STATED GOAL – In the listing that follows, retype every line from the first through the one containing "minimum height=19.7pt] (comp)". Pictures are to be left out.
━━━━
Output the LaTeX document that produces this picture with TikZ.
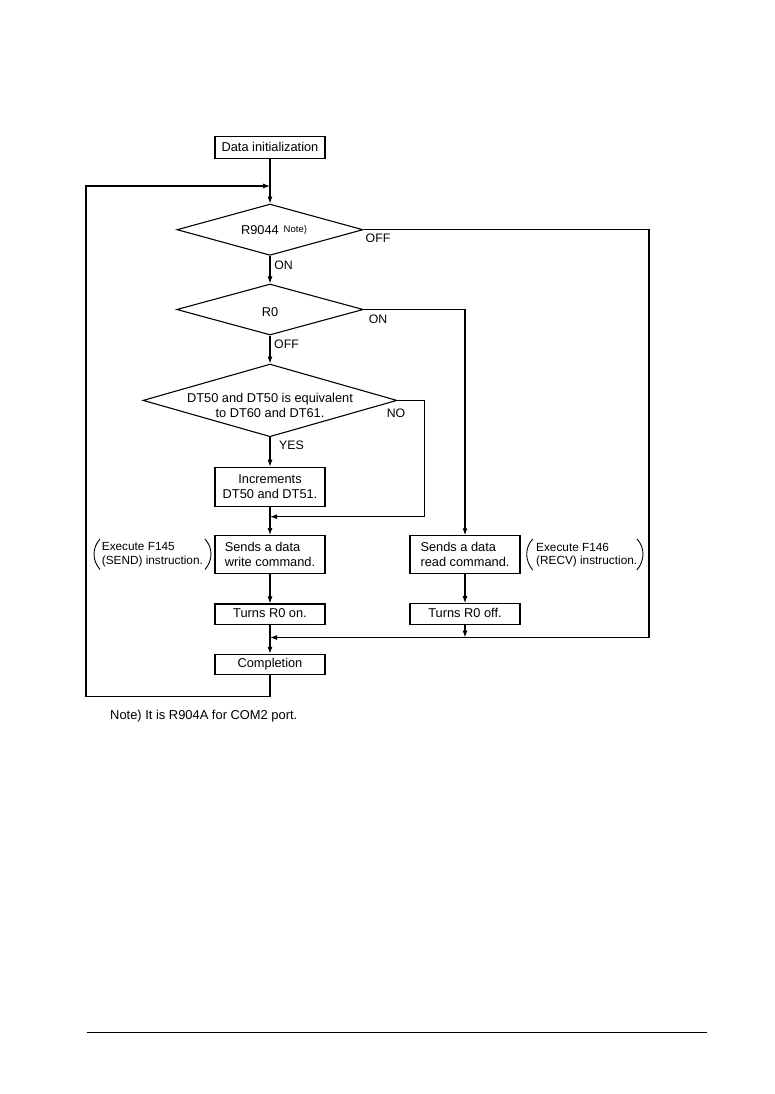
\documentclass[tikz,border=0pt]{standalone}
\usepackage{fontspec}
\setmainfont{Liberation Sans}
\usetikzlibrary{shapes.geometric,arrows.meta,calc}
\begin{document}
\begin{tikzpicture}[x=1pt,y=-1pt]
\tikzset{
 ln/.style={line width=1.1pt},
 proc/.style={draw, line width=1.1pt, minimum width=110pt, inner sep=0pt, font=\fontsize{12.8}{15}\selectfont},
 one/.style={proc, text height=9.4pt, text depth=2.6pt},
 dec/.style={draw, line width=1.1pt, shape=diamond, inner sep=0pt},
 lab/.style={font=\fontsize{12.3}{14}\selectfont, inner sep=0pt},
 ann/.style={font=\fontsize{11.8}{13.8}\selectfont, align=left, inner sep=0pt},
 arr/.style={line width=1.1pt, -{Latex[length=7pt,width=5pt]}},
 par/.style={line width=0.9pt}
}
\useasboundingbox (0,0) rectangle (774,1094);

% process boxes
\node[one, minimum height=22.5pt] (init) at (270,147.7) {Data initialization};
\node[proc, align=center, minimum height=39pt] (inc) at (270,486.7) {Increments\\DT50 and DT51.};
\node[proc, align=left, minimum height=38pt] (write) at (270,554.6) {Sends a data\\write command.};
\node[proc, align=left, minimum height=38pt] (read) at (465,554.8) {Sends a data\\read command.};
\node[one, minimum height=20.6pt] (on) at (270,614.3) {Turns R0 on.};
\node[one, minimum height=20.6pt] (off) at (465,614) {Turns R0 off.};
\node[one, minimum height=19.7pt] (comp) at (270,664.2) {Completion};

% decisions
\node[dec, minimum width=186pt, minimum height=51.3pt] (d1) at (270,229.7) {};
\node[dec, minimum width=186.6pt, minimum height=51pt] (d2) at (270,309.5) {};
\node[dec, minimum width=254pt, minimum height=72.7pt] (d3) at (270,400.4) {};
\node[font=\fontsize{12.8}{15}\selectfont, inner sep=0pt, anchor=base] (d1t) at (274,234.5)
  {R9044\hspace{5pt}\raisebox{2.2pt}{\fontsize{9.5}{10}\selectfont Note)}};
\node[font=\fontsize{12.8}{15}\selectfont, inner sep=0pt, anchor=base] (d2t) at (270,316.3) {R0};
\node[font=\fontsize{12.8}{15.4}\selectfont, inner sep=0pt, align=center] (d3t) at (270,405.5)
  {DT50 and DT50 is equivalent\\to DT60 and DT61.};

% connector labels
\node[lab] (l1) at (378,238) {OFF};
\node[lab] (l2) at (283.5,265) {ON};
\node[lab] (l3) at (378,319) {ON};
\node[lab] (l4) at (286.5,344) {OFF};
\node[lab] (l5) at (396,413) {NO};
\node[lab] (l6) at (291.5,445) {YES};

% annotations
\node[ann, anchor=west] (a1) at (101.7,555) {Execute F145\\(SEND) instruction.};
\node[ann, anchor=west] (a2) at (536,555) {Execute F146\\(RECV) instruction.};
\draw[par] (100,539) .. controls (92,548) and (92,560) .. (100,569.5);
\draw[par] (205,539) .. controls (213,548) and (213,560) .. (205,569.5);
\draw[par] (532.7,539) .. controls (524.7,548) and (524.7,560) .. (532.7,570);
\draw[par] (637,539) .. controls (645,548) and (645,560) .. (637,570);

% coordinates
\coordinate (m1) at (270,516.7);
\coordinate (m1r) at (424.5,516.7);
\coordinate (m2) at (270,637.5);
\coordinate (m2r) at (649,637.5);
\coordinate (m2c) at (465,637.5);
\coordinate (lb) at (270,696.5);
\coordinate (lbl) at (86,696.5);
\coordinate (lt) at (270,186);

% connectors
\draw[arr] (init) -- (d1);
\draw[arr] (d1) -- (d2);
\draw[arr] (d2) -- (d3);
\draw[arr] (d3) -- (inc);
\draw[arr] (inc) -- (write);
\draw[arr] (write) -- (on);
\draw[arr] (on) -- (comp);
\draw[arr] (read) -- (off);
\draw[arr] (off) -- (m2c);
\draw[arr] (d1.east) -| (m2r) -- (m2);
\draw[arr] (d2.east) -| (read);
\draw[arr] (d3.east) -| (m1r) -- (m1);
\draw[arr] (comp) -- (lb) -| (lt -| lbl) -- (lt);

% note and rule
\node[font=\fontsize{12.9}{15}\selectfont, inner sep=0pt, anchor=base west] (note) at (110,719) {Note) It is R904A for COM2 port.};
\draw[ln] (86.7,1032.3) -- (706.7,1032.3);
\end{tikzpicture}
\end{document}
━━━━
EXPECTED OUTPUT –
Output the LaTeX document that produces this picture with TikZ.
\documentclass[tikz,border=0pt]{standalone}
\usepackage{fontspec}
\setmainfont{Liberation Sans}
\usetikzlibrary{shapes.geometric,arrows.meta,calc}
\begin{document}
\begin{tikzpicture}[x=1pt,y=-1pt]
\tikzset{
 ln/.style={line width=1.1pt},
 proc/.style={draw, line width=1.1pt, minimum width=110pt, inner sep=0pt, font=\fontsize{12.8}{15}\selectfont},
 one/.style={proc, text height=9.4pt, text depth=2.6pt},
 dec/.style={draw, line width=1.1pt, shape=diamond, inner sep=0pt},
 lab/.style={font=\fontsize{12.3}{14}\selectfont, inner sep=0pt},
 ann/.style={font=\fontsize{11.8}{13.8}\selectfont, align=left, inner sep=0pt},
 arr/.style={line width=1.1pt, -{Latex[length=7pt,width=5pt]}},
 par/.style={line width=0.9pt}
}
\useasboundingbox (0,0) rectangle (774,1094);

% process boxes
\node[one, minimum height=22.5pt] (init) at (270,147.7) {Data initialization};
\node[proc, align=center, minimum height=39pt] (inc) at (270,486.7) {Increments\\DT50 and DT51.};
\node[proc, align=left, minimum height=38pt] (write) at (270,554.6) {Sends a data\\write command.};
\node[proc, align=left, minimum height=38pt] (read) at (465,554.8) {Sends a data\\read command.};
\node[one, minimum height=20.6pt] (on) at (270,614.3) {Turns R0 on.};
\node[one, minimum height=20.6pt] (off) at (465,614) {Turns R0 off.};
\node[one, minimum height=19.7pt] (comp) at (270,664.2) {Completion};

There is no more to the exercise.